Gran parte di queste connessioni ad oggi risultano attendibili ma solo alcune di queste sono documentate e poche effettivamente provate. Si pensi ad esempio ai paesi (Somalia e Libano ad esempio) che ricevettero i rifiuti prodotti da aziende europee e ai periodi storici in cui li ricevettero (anni Ottanta e Novanta): l’ipotesi di uno scambio armi-rifiuti risulta per lo meno logica oltre che verosimile dato che in entrambi gli stati si stava combattendo, a tutti gli effetti, una guerra civile che lacerava i governi e frammentava le stesse fazioni. Inoltre, detto scambio, risulta attendibile e documentato per quanto riguarda la ‘ndrangheta reggina che tra il 1985 ed il 1991 combatteva la cosiddetta “seconda guerra” per il controllo del porto di Villa San Giovanni e per la gestione del potere. Il Centro Sisde di Reggio Calabria nell’agosto del ’94 scrive: «Morabito Giuseppe inteso Tiradritto, previo accordo raggiunto nel corso di una riunione tenutasi recentemente con altri boss mafiosi del luogo, avrebbe concesso, in cambio di una partita di armi, l’autorizzazione a far scaricare nella zona di Africo (RC), un quantitativo di scorie tossiche e presumibilmente anche radioattive che dovrebbero arrivare dalla Germania, contenute in bidoni metallici trasportati a mezzo di autotreni.»
Prima di giungere alla conclusione, è importante sottolineare la grande importanza che possono e dovrebbero avere i documenti, i procedimenti penali, seppur archiviati e il materiale parlamentare disponibile online. Solo attraverso essi è pensabile agire “come luce nell’ombra”, illuminando le connessioni reali e respingendo le ipotesi fuorvianti e i tentati – o riusciti – depistaggi. Partire da «dati storici consolidati, documentati e innegabili», come scrive la Relazione 2018: questo è ciò che bisognerebbe fare e che, con questa ricerca, ho iniziato a elaborare – ponendo la stessa come l’inizio e non come la fine di un lavoro.

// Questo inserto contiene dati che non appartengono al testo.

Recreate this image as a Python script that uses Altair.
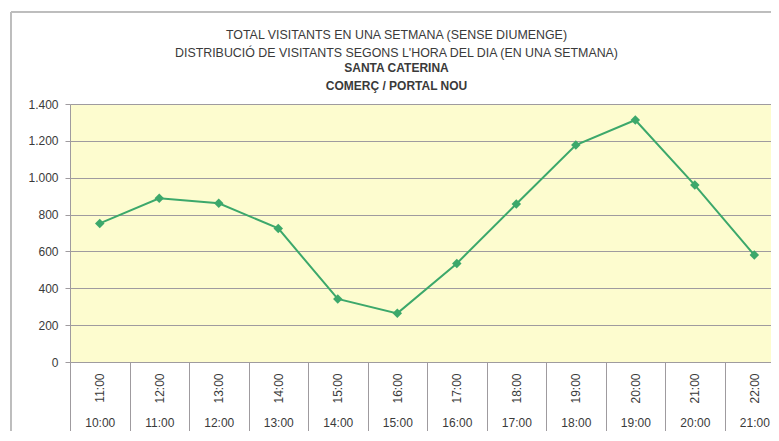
import json
import altair as alt
import pandas as pd

# ---- data ----
start_hours = ["10:00", "11:00", "12:00", "13:00", "14:00", "15:00",
               "16:00", "17:00", "18:00", "19:00", "20:00", "21:00"]
end_hours = ["11:00", "12:00", "13:00", "14:00", "15:00", "16:00",
             "17:00", "18:00", "19:00", "20:00", "21:00", "22:00"]
visitants = [752, 888, 861, 725, 342, 264, 535, 857, 1177, 1313, 960, 580]
y_ticks = [0, 200, 400, 600, 800, 1000, 1200, 1400]
title_lines = ["TOTAL VISITANTS EN UNA SETMANA (SENSE DIUMENGE)",
               "DISTRIBUCIÓ DE VISITANTS SEGONS L'HORA DEL DIA (EN UNA SETMANA)"]
subtitle_lines = ["SANTA CATERINA", "COMERÇ / PORTAL NOU"]

df = pd.DataFrame({
    "pos": [i + 0.5 for i in range(len(start_hours))],
    "franja": start_hours,
    "visitants": visitants,
})

W, H = 701, 258
X_MAX = 11.78
half = W / X_MAX / 2
FONT = "Liberation Sans"
GREEN = "#3ca86b"
GRID = "#9f9b9f"
TXT = "#3a3a3a"
LBL = 12

xscale = alt.Scale(domain=[0, X_MAX], nice=False, zero=False)
yscale = alt.Scale(domain=[0, 1400], nice=False)

yaxis = alt.Axis(values=y_ticks, grid=True, gridColor=GRID, gridWidth=1,
                 tickSize=5, tickColor=GRID, domainColor=GRID,
                 labelPadding=7, labelFontSize=LBL, labelColor=TXT, labelFont=FONT,
                 labelExpr="replace(format(datum.value, ','), ',', '.')",
                 title=None)

end_expr = json.dumps(end_hours) + "[floor(datum.value)]"
start_expr = json.dumps(start_hours) + "[floor(datum.value)]"

sep_axis = alt.Axis(orient="bottom", values=list(range(12)), ticks=True, tickSize=70,
                    tickColor=GRID, domain=True, domainColor=GRID, labels=False,
                    grid=False, title=None)
rot_axis = alt.Axis(orient="bottom", values=list(range(12)), ticks=False, domain=False,
                    grid=False, labelAngle=270, labelAlign="right", labelBaseline="middle",
                    labelOffset=half, labelPadding=11, labelExpr=end_expr,
                    labelFontSize=LBL, labelColor=TXT, labelFont=FONT, title=None)
hor_axis = alt.Axis(orient="bottom", values=list(range(12)), ticks=False, domain=False,
                    grid=False, labelAngle=0, labelAlign="center", labelBaseline="top",
                    labelOffset=half, labelPadding=55, labelExpr=start_expr,
                    labelFontSize=LBL, labelColor=TXT, labelFont=FONT, title=None)

base = alt.Chart(df)

frame = base.mark_rect(fill=None, stroke="#bdbdbd", strokeWidth=1).encode(
    x=alt.value(-59), y=alt.value(-92), x2=alt.value(900), y2=alt.value(600)
)

line = base.mark_line(color=GREEN, strokeWidth=2).encode(
    x=alt.X("pos:Q", scale=xscale, axis=sep_axis),
    y=alt.Y("visitants:Q", scale=yscale, axis=yaxis),
)
points = base.mark_point(shape="diamond", filled=True, color=GREEN, size=90, opacity=1).encode(
    x=alt.X("pos:Q", scale=xscale, axis=rot_axis),
    y=alt.Y("visitants:Q", scale=yscale, axis=yaxis),
)
labels_layer = base.mark_point(opacity=0).encode(
    x=alt.X("pos:Q", scale=xscale, axis=hor_axis),
    y=alt.Y("visitants:Q", scale=yscale, axis=yaxis),
)

chart = alt.layer(line, points, labels_layer, frame).resolve_axis(
    x="independent"
).properties(
    width=W, height=H,
    autosize=alt.AutoSizeParams(type="none"),
    padding={"left": 62, "top": 96, "right": 0, "bottom": 69},
    title=alt.TitleParams(
        text=title_lines, subtitle=subtitle_lines,
        anchor="middle", frame="group", dx=-24, offset=-80,
        font=FONT, fontSize=12.4, fontWeight="normal", color=TXT, lineHeight=18,
        subtitleFont=FONT, subtitleFontSize=12, subtitleFontWeight="bold",
        subtitleColor=TXT, subtitleLineHeight=18, subtitlePadding=3,
    ),
).configure(
    background="white"
).configure_view(
    fill="#fdfccf", stroke=None
)

chart.save("out.html", embed_options={"renderer": "svg", "actions": False})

Infine, se è vero che il ricercatore attraverso la studio delle fonti ha l’opportunità ed il dovere di distinguere i fatti e i dati documentati e innegabili dal resto delle ipotesi, è altrettanto vero che lo Stato ha, a sua volta, il dovere di fare emergere la verità sulle morti del capitano Natale De Grazia, della giornalista Ilaria Alpi e del suo operatore Miran Hrovatin. E sulle minacce e sui pedinamenti subiti dai magistrati – come nel caso di Nicola Maria Pace – da parte di agenti degli stessi servizi segreti, sulle ipotesi di navi cariche di veleni in fondo al mare, sull’ipotesi del traffico di materiale nucleare in partenza da centrali di Stato e diretto in Iraq o in Libia, sulle strade e sui porti costruiti dalla Cooperazione Italo-Somala e sulle testimonianze di occultamento di rifiuti tossici e radioattivi nelle stesse strutture in cambio di armi da guerra trasportati, secondo molti, attraverso navi della cooperazione e, in ultimo ma non per ultimo, sui rifiuti sotterrati o “depositati” in Aspromonte in altre zone della Calabria da parte della ‘ndrangheta, dato che, parafrasando l’affermazione Nuccio Barillà, se la Campania piange, è probabile che la Calabria non rida.